A series of severe rainstorms has put actor Anthony Hopkins’ Malibu mansion at risk of falling off a cliff.
The 81-year-old Hollywood actor owns a luxury home by the beach in California, but recent bad weather has meant the house is now perilously close to the cliff edge. This also means that he has to begin working on it immediately or risk losing his $5 million home.

The area has been plagued by the disaster in recent months as many homes burned to the ground in the devastating wildfires there last November.
Several of Hopkins’ neighbors lost their homes, but he appeared to have escaped relatively unscathed.
There are several large tarpaulins that have been put up around the building, suggesting there may be repair works underway after possible fire damage.
However, the pictures show the other major threat facing the house as cliff erosion has left the building teetering on the cliff edge.
Recent storms brought heavy rain and mudslides to Malibu and they will only have exacerbated the erosion issues facing residents including The Silence Of The Lambs star.

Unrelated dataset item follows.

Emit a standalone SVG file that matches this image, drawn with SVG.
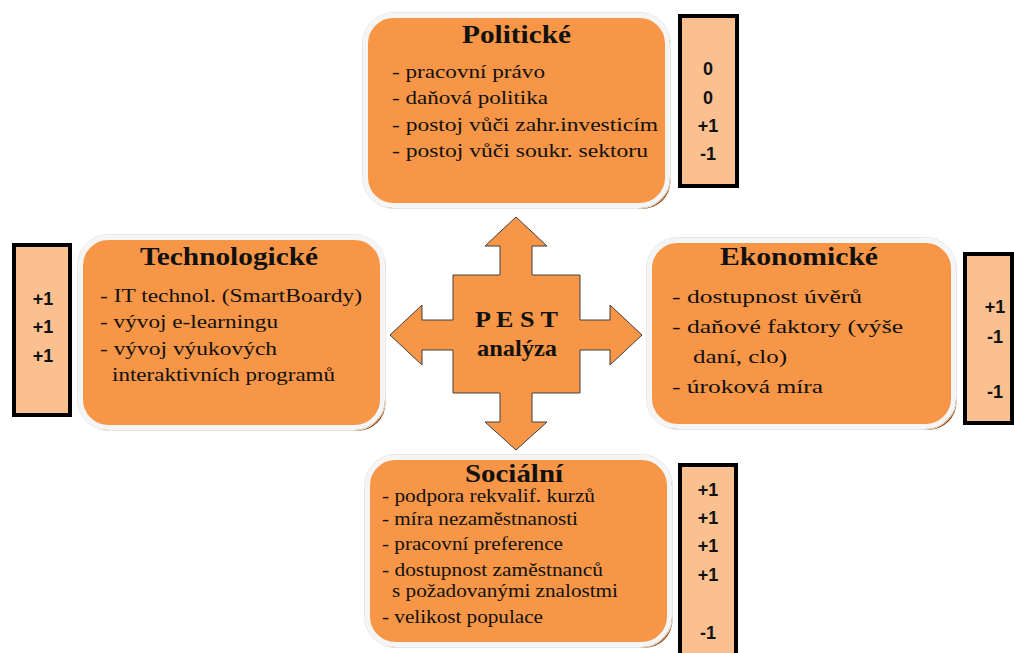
<svg xmlns="http://www.w3.org/2000/svg" width="1014" height="653" viewBox="0 0 1014 653">
<style>
.shadow{fill:#984807}
.box{fill:#F79646;stroke:#F5F5F5;stroke-width:5}
.edge{fill:none;stroke:#E6E6E6;stroke-width:1}
.score{fill:#FAC090;stroke:#000;stroke-width:4}
.title{font-family:"Liberation Serif",serif;font-weight:bold;font-size:26px;fill:#111}
.item{font-family:"Liberation Serif",serif;font-size:19px;fill:#111}
.sitem{font-family:"Liberation Serif",serif;font-size:18px;fill:#111}
.val{font-family:"Liberation Sans",Arial,sans-serif;font-weight:bold;font-size:18px;fill:#111;text-anchor:middle}
.cross{fill:#F79646;stroke:#3F3F3F;stroke-width:1}
.center{font-family:"Liberation Serif",serif;font-weight:bold;font-size:23px;fill:#111}
</style>
<rect width="1014" height="653" fill="#fff"/>
<g id="connectors"></g>

<g id="pest">
<polygon class="cross" points="516,217 547,246 532,246 532,275 580,275 580,320 610,320 610,305 642,335 610,365 610,350 580,350 580,393 532,393 532,422 547,422 516,450 485,422 500,422 500,393 453,393 453,350 422,350 422,365 390,335 422,305 422,320 453,320 453,275 500,275 500,246 485,246"/>
<text class="center" x="475" y="327" textLength="83" lengthAdjust="spacingAndGlyphs">P E S T</text>
<text class="center" x="477" y="356" textLength="80" lengthAdjust="spacingAndGlyphs">analýza</text>
</g>

<g id="politicke">
<rect class="shadow" x="368.5" y="19" width="302" height="190" rx="28"/>
<rect class="edge" x="362.5" y="12.5" width="308" height="196" rx="31"/>
<rect class="box" x="365.5" y="15.5" width="302" height="190" rx="28"/>
<text class="title" x="462" y="43" textLength="109" lengthAdjust="spacingAndGlyphs">Politické</text>
<text class="item" x="392" y="78" textLength="153" lengthAdjust="spacingAndGlyphs">- pracovní právo</text>
<text class="item" x="392" y="104" textLength="156" lengthAdjust="spacingAndGlyphs">- daňová politika</text>
<text class="item" x="392" y="130.5" textLength="266" lengthAdjust="spacingAndGlyphs">- postoj vůči zahr.investicím</text>
<text class="item" x="392" y="157" textLength="256" lengthAdjust="spacingAndGlyphs">- postoj vůči soukr. sektoru</text>
</g>
<g id="politicke-score">
<rect class="score" x="680" y="16" width="57" height="170"/>
<text class="val" x="708" y="75">0</text>
<text class="val" x="708" y="104">0</text>
<text class="val" x="708" y="132">+1</text>
<text class="val" x="708" y="160">-1</text>
</g>

<g id="technologicke">
<rect class="shadow" x="83.5" y="241" width="302" height="190" rx="28"/>
<rect class="edge" x="77.5" y="234.5" width="308" height="196" rx="31"/>
<rect class="box" x="80.5" y="237.5" width="302" height="190" rx="28"/>
<text class="title" x="140" y="265" textLength="178" lengthAdjust="spacingAndGlyphs">Technologické</text>
<text class="item" x="100" y="302" textLength="262" lengthAdjust="spacingAndGlyphs">- IT technol. (SmartBoardy)</text>
<text class="item" x="100" y="328" textLength="178" lengthAdjust="spacingAndGlyphs">- vývoj e-learningu</text>
<text class="item" x="100" y="355" textLength="177" lengthAdjust="spacingAndGlyphs">- vývoj výukových</text>
<text class="item" x="112" y="381" textLength="223" lengthAdjust="spacingAndGlyphs">interaktivních programů</text>
</g>
<g id="technologicke-score">
<rect class="score" x="14" y="245" width="56" height="170"/>
<text class="val" x="43" y="305">+1</text>
<text class="val" x="43" y="333">+1</text>
<text class="val" x="43" y="362">+1</text>
</g>

<g id="ekonomicke">
<rect class="shadow" x="652.5" y="244" width="304" height="186" rx="28"/>
<rect class="edge" x="646.5" y="237.5" width="310" height="192" rx="31"/>
<rect class="box" x="649.5" y="240.5" width="304" height="186" rx="28"/>
<text class="title" x="720" y="265" textLength="158" lengthAdjust="spacingAndGlyphs">Ekonomické</text>
<text class="item" x="672" y="303" textLength="190" lengthAdjust="spacingAndGlyphs">- dostupnost úvěrů</text>
<text class="item" x="672" y="333" textLength="231" lengthAdjust="spacingAndGlyphs">- daňové faktory (výše</text>
<text class="item" x="693" y="363" textLength="94" lengthAdjust="spacingAndGlyphs">daní, clo)</text>
<text class="item" x="672" y="393" textLength="151" lengthAdjust="spacingAndGlyphs">- úroková míra</text>
</g>
<g id="ekonomicke-score">
<rect class="score" x="965" y="254" width="47" height="169"/>
<text class="val" x="995" y="313">+1</text>
<text class="val" x="995" y="343">-1</text>
<text class="val" x="995" y="398">-1</text>
</g>

<g id="socialni">
<rect class="shadow" x="370.5" y="461" width="302" height="187" rx="28"/>
<rect class="edge" x="364.5" y="454.5" width="308" height="193" rx="31"/>
<rect class="box" x="367.5" y="457.5" width="302" height="187" rx="28"/>
<text class="title" x="465" y="482" textLength="98" lengthAdjust="spacingAndGlyphs">Sociální</text>
<text class="sitem" x="382" y="502" textLength="213" lengthAdjust="spacingAndGlyphs">- podpora rekvalif. kurzů</text>
<text class="sitem" x="382" y="525" textLength="196" lengthAdjust="spacingAndGlyphs">- míra nezaměstnanosti</text>
<text class="sitem" x="382" y="550" textLength="181" lengthAdjust="spacingAndGlyphs">- pracovní preference</text>
<text class="sitem" x="382" y="576" textLength="221" lengthAdjust="spacingAndGlyphs">- dostupnost zaměstnanců</text>
<text class="sitem" x="392" y="597" textLength="226" lengthAdjust="spacingAndGlyphs">s požadovanými znalostmi</text>
<text class="sitem" x="382" y="623" textLength="161" lengthAdjust="spacingAndGlyphs">- velikost populace</text>
</g>
<g id="socialni-score">
<rect class="score" x="680" y="465" width="56" height="200"/>
<text class="val" x="708" y="496">+1</text>
<text class="val" x="708" y="524">+1</text>
<text class="val" x="708" y="552">+1</text>
<text class="val" x="708" y="581">+1</text>
<text class="val" x="708" y="639">-1</text>
</g>
</svg>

While Hopkins‘ home appears relatively intact after the bad weather, there are plenty of stars who lost their properties in the fires last year.
Miley Cyrus and her husband Liam Hemsworth were left devastated when their $2.5 million Malibu mansion was destroyed in a blaze.
Actress Kim Basinger, reality TV star Khloe Kardashian, and pop singer Robin Thicke also lost their homes in the fires.
The wildfires of November 2018 were the most destructive in the state’s history – almost 300,000 people had to evacuate their homes and three people were killed.
Around 1,600 residences were destroyed in the flames, which were eventually brought under control on November 21.

According to AWM:
In February, which is one of the months in California’s rainy season, more than 18 trillion gallons of water fell onto the state. Despite the downpour, experts complain that the state failed to use the opportunity to collect the runoff and turn it into drinking water. However, the state did collect and recycle 20 percent of the rainwater.
The Pacific Institute’s Peter Gleick told Fox News, “We will never capture it all, but we need to do a better job of capturing what we can. The challenge is: How do we capture more of that water to use it so we can use it during dry parts of the year? And cities in California have not historically done a good job of capturing what we call stormwater.”

Hopefully, Hopkins can save his Malibu mansion.